Vorrei sapere in che senso l’uomo, con il peccato, può offendere Dio? Possiamo con il nostro peccato recare un danno alla persona di Dio oppure possiamo offenderlo in un altro modo?
Vorrei sapere se posso pubblicare la risposta che mi darà a questa domanda su un blog.
Grazie
Pasquale
Risposta del sacerdote
Caro Pasquale,
1. Dio non viene decurtato nella sua infinita perfezione dal peccato dell’uomo.
Il peccato si rivolta sempre contro l’uomo, come si evince in Geremia: “Ma forse costoro offendono me – oracolo del Signore – o non piuttosto se stessi a loro vergogna?” (Ger 7,19) e anche in Giobbe: “Se pecchi, che gli fai? Se moltiplichi i tuoi delitti, che danno gli arrechi? (Gb 35,6).
Nell’Antico Testamento si legge pure: “Chi pecca, danneggia se stesso” (Sir 19,4).
2. Per questo Giovanni Paolo II ha detto che il peccato è sempre “un atto suicida” (Reconciliatio et Paenitentia 15) e “finisce col rivolgersi contro l’uomo stesso, con un’oscura e potente forza di distruzione” (RP 17).
Successivamente il Papa specifica che l’atto suicida consiste in questo: col peccato l’uomo distrugge l’amicizia con Dio perdendo la grazia, offusca la coscienza, e indebolisce la volontà, che rimane in qualche modo schiava o dipendente dal peccato.
3. Inoltre il peccato reca un danno sempre anche al nostro prossimo, soprattutto se si tratta di un peccato commesso contro i precetti della seconda tavola della legge (dal 4° al 10°).

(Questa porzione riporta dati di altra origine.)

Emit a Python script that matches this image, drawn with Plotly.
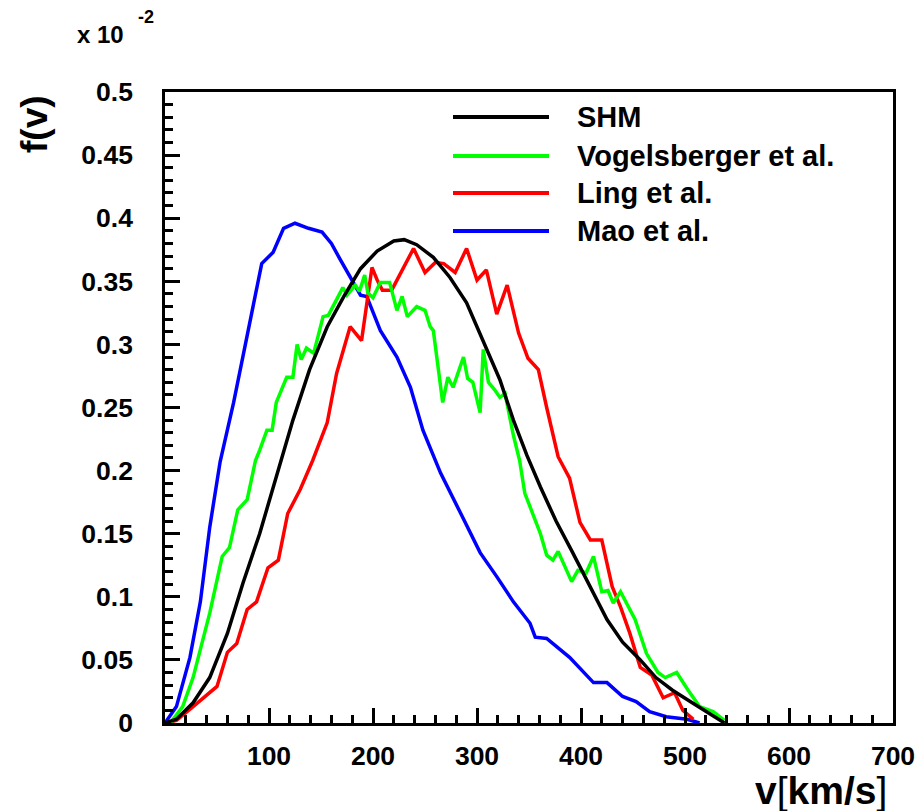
import plotly.graph_objects as go

# Speed distributions f(v) in units of 1e-2 (km/s)^-1
shm_v = [0, 11, 27, 43, 60, 75, 91, 108, 123, 139, 156, 172, 188, 204, 220, 230,
         242, 258, 274, 290, 306, 322, 335, 348, 361, 376, 392, 409, 425, 440,
         457, 472, 488, 505, 521, 538]
shm_f = [0, 0.003, 0.016, 0.036, 0.071, 0.111, 0.150, 0.198, 0.240, 0.280,
         0.314, 0.338, 0.360, 0.374, 0.382, 0.383, 0.379, 0.369, 0.353, 0.333,
         0.303, 0.272, 0.240, 0.212, 0.187, 0.160, 0.135, 0.108, 0.082, 0.064,
         0.050, 0.036, 0.026, 0.017, 0.009, 0]

vog_v = [5, 17, 27, 43, 55, 62, 70, 79, 87, 91, 98, 103, 107, 117, 123, 127, 131,
         136, 143, 152, 157, 162, 171, 175, 183, 187, 192, 195, 200, 207, 216,
         223, 228, 233, 242, 250, 255, 258, 267, 272, 277, 287, 291, 296, 303,
         306, 311, 317, 322, 327, 335, 341, 346, 354, 361, 367, 373, 378, 391,
         397, 405, 412, 420, 426, 431, 438, 452, 463, 474, 481, 492, 503, 514,
         527, 538]
vog_f = [0, 0.013, 0.036, 0.087, 0.132, 0.139, 0.169, 0.177, 0.208, 0.216, 0.232,
         0.232, 0.254, 0.274, 0.274, 0.300, 0.288, 0.297, 0.293, 0.322, 0.323,
         0.331, 0.345, 0.339, 0.347, 0.342, 0.355, 0.341, 0.337, 0.349, 0.349,
         0.327, 0.338, 0.322, 0.330, 0.327, 0.314, 0.311, 0.254, 0.274, 0.266,
         0.290, 0.273, 0.270, 0.246, 0.296, 0.270, 0.264, 0.258, 0.261, 0.228,
         0.208, 0.182, 0.165, 0.150, 0.133, 0.129, 0.136, 0.112, 0.121, 0.119,
         0.132, 0.104, 0.105, 0.095, 0.104, 0.082, 0.055, 0.040, 0.036, 0.040,
         0.026, 0.013, 0.009, 0.002]

ling_v = [0, 11, 27, 40, 50, 60, 69, 79, 88, 99, 109, 118, 130, 142, 156, 165,
          178, 189, 199, 204, 209, 218, 239, 250, 260, 268, 279, 290, 300, 309,
          319, 329, 340, 349, 359, 367, 378, 389, 399, 409, 420, 430, 438, 447,
          457, 468, 479, 490, 498, 508]
ling_f = [0, 0.002, 0.013, 0.022, 0.029, 0.056, 0.063, 0.090, 0.096, 0.123,
          0.129, 0.166, 0.185, 0.208, 0.238, 0.277, 0.314, 0.303, 0.361, 0.351,
          0.343, 0.343, 0.376, 0.357, 0.365, 0.364, 0.357, 0.376, 0.351, 0.359,
          0.324, 0.347, 0.309, 0.289, 0.280, 0.250, 0.211, 0.194, 0.159, 0.145,
          0.145, 0.108, 0.092, 0.071, 0.044, 0.038, 0.020, 0.024, 0.010, 0.003]

mao_v = [0, 11, 24, 34, 43, 53, 66, 79, 88, 93, 104, 114, 125, 138, 151, 160,
         168, 178, 188, 194, 207, 223, 236, 248, 265, 285, 303, 319, 335, 351,
         356, 367, 389, 412, 425, 440, 453, 466, 482, 502, 514]
mao_f = [0, 0.013, 0.052, 0.096, 0.155, 0.207, 0.254, 0.306, 0.343, 0.364,
         0.373, 0.392, 0.396, 0.392, 0.389, 0.380, 0.368, 0.354, 0.339, 0.338,
         0.311, 0.290, 0.266, 0.232, 0.198, 0.165, 0.135, 0.116, 0.096, 0.079,
         0.068, 0.067, 0.052, 0.032, 0.032, 0.021, 0.017, 0.009, 0.005, 0.003, 0]

names = ["SHM", "Vogelsberger et al.", "Ling et al.", "Mao et al."]
colors = ["#000000", "#00ff00", "#ff0000", "#0000ff"]
series = [(shm_v, shm_f), (vog_v, vog_f), (ling_v, ling_f), (mao_v, mao_f)]
x_ticks = [100, 200, 300, 400, 500, 600, 700]

FONT = "Liberation Sans"
W, H = 917, 811
L, R, T, B = 165, 24, 92, 88
PW, PH = W - L - R, H - T - B


def px(x):
    return (x - L) / PW


def py(y):
    return (H - B - y) / PH


fig = go.Figure()
# draw in reverse so SHM sits on top
for (v, f), name, col in reversed(list(zip(series, names, colors))):
    fig.add_trace(go.Scatter(x=v, y=f, mode="lines", name=name,
                             line=dict(color=col, width=3.5), showlegend=False))

axis_common = dict(
    showline=True, linecolor="black", linewidth=2.5, mirror=True,
    ticks="inside", ticklen=15, tickwidth=2.5, tickcolor="black",
    showgrid=False, zeroline=False, automargin=False,
    tickfont=dict(family=FONT, size=26.5, color="black", weight="bold"),
)

fig.update_xaxes(range=[0, 700], tickmode="array", tickvals=x_ticks,
                 ticktext=[str(t) for t in x_ticks], ticklabelstandoff=7,
                 minor=dict(dtick=20, tick0=0, ticks="inside", ticklen=8,
                            tickwidth=2.5, tickcolor="black"),
                 **axis_common)
fig.update_yaxes(range=[0, 0.5], tick0=0, dtick=0.05, ticklabelstandoff=24,
                 minor=dict(dtick=0.01, tick0=0, ticks="inside", ticklen=8,
                            tickwidth=2.5, tickcolor="black"),
                 **axis_common)

shapes = []
annotations = []
legend_rows = [117, 156, 193, 231]
for name, col, yr in zip(names, colors, legend_rows):
    shapes.append(dict(type="line", xref="paper", yref="paper",
                       x0=px(453), x1=px(549), y0=py(yr), y1=py(yr),
                       line=dict(color=col, width=4)))
    annotations.append(dict(text=name, xref="paper", yref="paper",
                            x=px(575), y=py(yr), xanchor="left", yanchor="middle",
                            showarrow=False,
                            font=dict(family=FONT, size=29, color="black",
                                      weight="bold")))

annotations += [
    dict(text="f(v)", xref="paper", yref="paper", x=px(34), y=py(124),
         xanchor="center", yanchor="middle", textangle=-90, showarrow=False,
         font=dict(family=FONT, size=37, color="black", weight="bold")),
    dict(text="v<span style='font-weight:normal'>[</span>km/s"
              "<span style='font-weight:normal'>]</span>",
         xref="paper", yref="paper", x=px(889), y=py(790),
         xanchor="right", yanchor="middle", showarrow=False,
         font=dict(family=FONT, size=39, color="black", weight="bold")),
    dict(text="x 10", xref="paper", yref="paper", x=px(100), y=py(35),
         xanchor="center", yanchor="middle", showarrow=False,
         font=dict(family=FONT, size=24, color="black", weight="bold")),
    dict(text="-2", xref="paper", yref="paper", x=px(146), y=py(17),
         xanchor="center", yanchor="middle", showarrow=False,
         font=dict(family=FONT, size=18, color="black", weight="bold")),
]

fig.update_layout(
    width=W, height=H,
    margin=dict(l=L, r=R, t=T, b=B, autoexpand=False),
    paper_bgcolor="white", plot_bgcolor="white",
    font=dict(family=FONT, color="black"),
    shapes=shapes, annotations=annotations,
    showlegend=False,
)

fig.write_html("out.html")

4. Potrei dire che quello che noi contempliamo nel corpo martoriato del Cristo crocifisso è un’immagine di come si riduca la nostra vita dopo il peccato mortale: è a brandelli!
Solo Cristo, nel sacramento della Riconciliazione o confessione, ci risana e ci risuscita.
Ti ringrazio, ti prometto un ricordo nella preghiera e ti benedico.